RECORD EXCERPTS:

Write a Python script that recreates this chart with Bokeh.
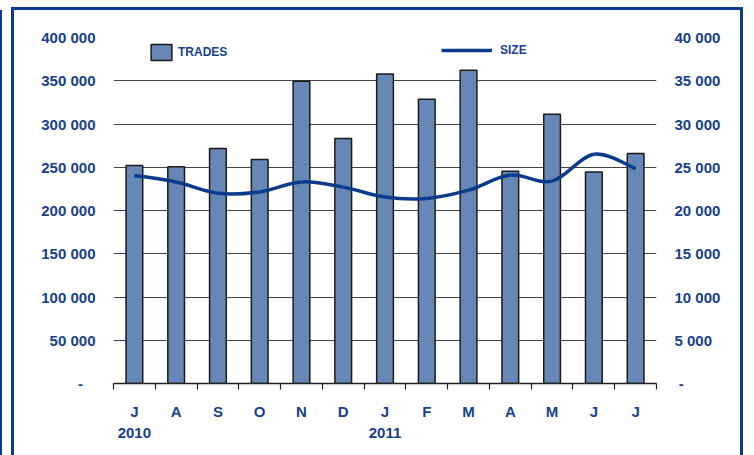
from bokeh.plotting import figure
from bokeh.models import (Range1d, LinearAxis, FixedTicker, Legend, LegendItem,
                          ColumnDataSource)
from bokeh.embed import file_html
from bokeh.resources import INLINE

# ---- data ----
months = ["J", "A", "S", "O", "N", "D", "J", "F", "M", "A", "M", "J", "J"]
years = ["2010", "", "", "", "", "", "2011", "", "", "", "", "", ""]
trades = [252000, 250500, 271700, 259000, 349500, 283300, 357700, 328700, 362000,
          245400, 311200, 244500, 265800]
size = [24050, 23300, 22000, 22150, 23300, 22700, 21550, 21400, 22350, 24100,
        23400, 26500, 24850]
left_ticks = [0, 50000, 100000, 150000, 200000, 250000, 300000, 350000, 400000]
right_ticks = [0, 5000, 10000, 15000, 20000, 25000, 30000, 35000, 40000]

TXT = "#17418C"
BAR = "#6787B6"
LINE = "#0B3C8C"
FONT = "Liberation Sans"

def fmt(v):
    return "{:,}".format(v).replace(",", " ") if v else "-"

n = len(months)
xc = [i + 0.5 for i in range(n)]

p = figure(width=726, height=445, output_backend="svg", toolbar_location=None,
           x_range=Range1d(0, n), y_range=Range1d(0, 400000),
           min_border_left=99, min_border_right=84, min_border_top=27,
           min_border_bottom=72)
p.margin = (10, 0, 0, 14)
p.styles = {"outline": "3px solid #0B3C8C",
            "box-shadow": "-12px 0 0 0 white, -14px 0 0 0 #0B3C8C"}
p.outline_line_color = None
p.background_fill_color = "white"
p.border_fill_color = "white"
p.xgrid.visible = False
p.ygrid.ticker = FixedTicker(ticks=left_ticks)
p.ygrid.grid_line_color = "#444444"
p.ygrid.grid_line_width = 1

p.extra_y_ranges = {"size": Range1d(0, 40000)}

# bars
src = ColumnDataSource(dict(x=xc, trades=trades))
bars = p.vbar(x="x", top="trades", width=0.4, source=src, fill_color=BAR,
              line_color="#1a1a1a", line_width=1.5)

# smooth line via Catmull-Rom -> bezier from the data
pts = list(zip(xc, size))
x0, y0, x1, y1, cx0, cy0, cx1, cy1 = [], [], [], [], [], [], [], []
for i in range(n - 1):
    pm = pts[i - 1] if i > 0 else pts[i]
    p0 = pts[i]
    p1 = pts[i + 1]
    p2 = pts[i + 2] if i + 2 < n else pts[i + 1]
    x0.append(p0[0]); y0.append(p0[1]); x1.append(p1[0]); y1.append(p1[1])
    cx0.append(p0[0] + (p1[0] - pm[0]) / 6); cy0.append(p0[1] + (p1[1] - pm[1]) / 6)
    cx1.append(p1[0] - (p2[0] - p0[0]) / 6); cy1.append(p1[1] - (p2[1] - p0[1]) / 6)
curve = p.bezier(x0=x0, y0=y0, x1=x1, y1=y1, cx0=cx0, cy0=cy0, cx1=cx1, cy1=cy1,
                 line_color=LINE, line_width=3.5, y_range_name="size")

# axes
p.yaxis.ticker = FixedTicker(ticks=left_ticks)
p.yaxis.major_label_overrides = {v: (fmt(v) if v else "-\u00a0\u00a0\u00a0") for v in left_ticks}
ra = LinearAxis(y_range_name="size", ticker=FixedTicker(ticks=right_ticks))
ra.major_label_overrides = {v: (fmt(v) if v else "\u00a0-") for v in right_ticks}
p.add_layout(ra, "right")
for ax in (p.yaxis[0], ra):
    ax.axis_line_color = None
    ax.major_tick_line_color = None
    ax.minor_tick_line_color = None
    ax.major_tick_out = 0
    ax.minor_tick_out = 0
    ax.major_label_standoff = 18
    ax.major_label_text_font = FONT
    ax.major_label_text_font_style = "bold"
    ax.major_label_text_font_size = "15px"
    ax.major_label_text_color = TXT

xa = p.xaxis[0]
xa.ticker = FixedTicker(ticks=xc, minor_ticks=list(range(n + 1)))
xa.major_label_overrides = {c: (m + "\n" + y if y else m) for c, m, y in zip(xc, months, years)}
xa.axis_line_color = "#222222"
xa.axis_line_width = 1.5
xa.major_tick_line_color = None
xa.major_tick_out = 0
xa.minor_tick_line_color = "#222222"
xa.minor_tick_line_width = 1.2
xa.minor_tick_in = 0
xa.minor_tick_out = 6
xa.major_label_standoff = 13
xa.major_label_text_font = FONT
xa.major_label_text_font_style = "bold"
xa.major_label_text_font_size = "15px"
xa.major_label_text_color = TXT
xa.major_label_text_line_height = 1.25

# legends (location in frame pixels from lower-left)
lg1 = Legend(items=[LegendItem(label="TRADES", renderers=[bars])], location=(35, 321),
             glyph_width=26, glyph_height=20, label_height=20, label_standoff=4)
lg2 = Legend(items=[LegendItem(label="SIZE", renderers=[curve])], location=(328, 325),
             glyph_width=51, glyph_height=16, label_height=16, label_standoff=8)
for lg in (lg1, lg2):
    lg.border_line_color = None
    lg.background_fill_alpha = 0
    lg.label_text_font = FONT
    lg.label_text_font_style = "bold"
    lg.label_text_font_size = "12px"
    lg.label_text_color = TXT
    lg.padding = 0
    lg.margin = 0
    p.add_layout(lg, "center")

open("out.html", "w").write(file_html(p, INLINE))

---

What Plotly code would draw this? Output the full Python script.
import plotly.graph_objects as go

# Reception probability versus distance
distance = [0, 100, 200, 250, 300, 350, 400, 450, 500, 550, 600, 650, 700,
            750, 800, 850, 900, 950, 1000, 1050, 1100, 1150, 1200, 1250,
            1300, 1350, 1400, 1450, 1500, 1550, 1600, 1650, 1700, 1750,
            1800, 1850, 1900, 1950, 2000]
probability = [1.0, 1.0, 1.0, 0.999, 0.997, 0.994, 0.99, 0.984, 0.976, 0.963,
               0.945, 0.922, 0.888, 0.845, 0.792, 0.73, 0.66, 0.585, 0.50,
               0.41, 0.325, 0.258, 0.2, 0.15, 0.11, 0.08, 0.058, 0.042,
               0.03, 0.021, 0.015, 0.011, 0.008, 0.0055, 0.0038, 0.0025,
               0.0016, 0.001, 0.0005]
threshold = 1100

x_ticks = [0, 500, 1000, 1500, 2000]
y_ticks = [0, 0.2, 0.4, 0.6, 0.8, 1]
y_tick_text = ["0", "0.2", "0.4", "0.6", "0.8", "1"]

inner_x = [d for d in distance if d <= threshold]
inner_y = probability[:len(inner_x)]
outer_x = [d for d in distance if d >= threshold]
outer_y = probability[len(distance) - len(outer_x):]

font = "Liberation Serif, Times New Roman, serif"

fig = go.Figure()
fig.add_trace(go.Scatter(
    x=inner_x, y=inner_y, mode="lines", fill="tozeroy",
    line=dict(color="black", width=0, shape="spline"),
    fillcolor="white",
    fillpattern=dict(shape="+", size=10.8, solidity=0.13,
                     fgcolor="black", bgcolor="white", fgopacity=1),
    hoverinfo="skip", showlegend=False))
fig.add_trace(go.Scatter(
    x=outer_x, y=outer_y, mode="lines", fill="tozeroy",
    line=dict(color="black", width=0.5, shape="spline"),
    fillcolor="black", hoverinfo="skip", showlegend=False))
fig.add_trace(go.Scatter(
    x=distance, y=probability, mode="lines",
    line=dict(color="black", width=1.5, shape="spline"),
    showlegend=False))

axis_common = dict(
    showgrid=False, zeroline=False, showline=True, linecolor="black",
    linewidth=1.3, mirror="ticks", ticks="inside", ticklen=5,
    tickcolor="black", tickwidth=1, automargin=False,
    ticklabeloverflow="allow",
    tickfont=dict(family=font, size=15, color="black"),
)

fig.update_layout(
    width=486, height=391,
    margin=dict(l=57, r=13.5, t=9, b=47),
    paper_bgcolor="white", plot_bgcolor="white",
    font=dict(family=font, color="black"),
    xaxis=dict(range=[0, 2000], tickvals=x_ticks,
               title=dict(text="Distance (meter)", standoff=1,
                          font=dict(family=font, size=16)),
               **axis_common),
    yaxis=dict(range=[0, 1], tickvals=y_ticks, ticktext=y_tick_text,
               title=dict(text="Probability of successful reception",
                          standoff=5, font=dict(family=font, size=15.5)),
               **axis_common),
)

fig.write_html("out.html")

WHAT THE TASK ASKS: Write out the lines from the one containing "Write a Python" down to the one containing "xc = [i + 0.5 for i in range(n)]", both included, exactly as they appear. Leave out any pictures.

EXPECTED OUTPUT:
Write a Python script that recreates this chart with Bokeh.
from bokeh.plotting import figure
from bokeh.models import (Range1d, LinearAxis, FixedTicker, Legend, LegendItem,
                          ColumnDataSource)
from bokeh.embed import file_html
from bokeh.resources import INLINE

# ---- data ----
months = ["J", "A", "S", "O", "N", "D", "J", "F", "M", "A", "M", "J", "J"]
years = ["2010", "", "", "", "", "", "2011", "", "", "", "", "", ""]
trades = [252000, 250500, 271700, 259000, 349500, 283300, 357700, 328700, 362000,
          245400, 311200, 244500, 265800]
size = [24050, 23300, 22000, 22150, 23300, 22700, 21550, 21400, 22350, 24100,
        23400, 26500, 24850]
left_ticks = [0, 50000, 100000, 150000, 200000, 250000, 300000, 350000, 400000]
right_ticks = [0, 5000, 10000, 15000, 20000, 25000, 30000, 35000, 40000]

TXT = "#17418C"
BAR = "#6787B6"
LINE = "#0B3C8C"
FONT = "Liberation Sans"

def fmt(v):
    return "{:,}".format(v).replace(",", " ") if v else "-"

n = len(months)
xc = [i + 0.5 for i in range(n)]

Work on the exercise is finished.